The Bert and Peggy DuPont Lecture: "Love, Death, and Commitment: Twenty Three Years of HIV and Genocide Prevention in Africa" or "Passionate not equal Unhinged"

2010 
Over the last 20 years, HIV emerged as the #1 cause of death in African adults, and the Rwanda genocide became the most concentrated mass murder in recorded history. Though one catastrophe surfaced slowly and inexorably while the other smoldered for years before exploding in 1994, the lessons learned are similar. In both situations, the international community has combined moral bankruptcy with a spectacular display of incompetence. Genocide masterminds continue living in Michigan, Minneapolis and Boston, brazenly planning the final extermination of the Tutsi.

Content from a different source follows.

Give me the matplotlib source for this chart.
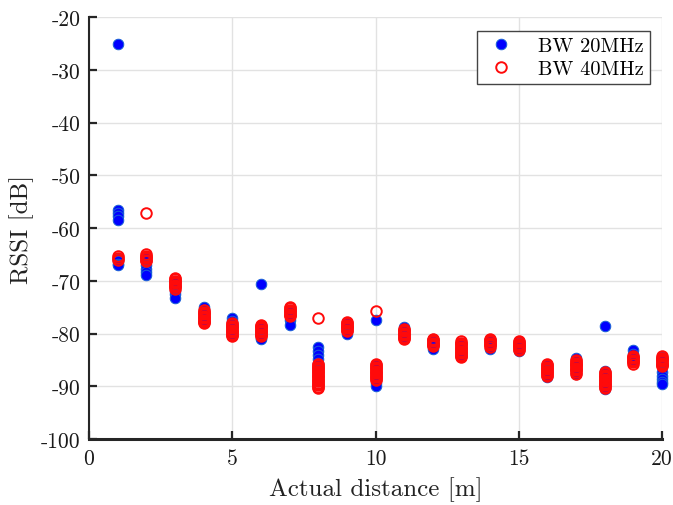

Students of law, diplomacy and international development are astoundingly sanguine about this, as though our current abdication of responsibility today is mitigated by the centuries of unprincipled idiots who preceded us. If medicine operated this way we'd still be treating syphilis with arsenic. Unfortunately, medicine has lost the moral high ground in Africa through missed opportunities and misappropriation of resources. In the last five years we have spent 20% of the US bilateral foreign assistance budget putting 2.5 million Africans on anti-retroviral treatment (ART), while twice that number of new HIV infections occurred. We tested 50 million Africans for HIV without acting on the evidence and common sense: rather than—transmission happens between two people. Had we tested Africans as couples, a prevention strategy proven to be effective in multiple publications since the early '90s, we could have averted more HIV infections than we are now treating, and at a fraction of the cost.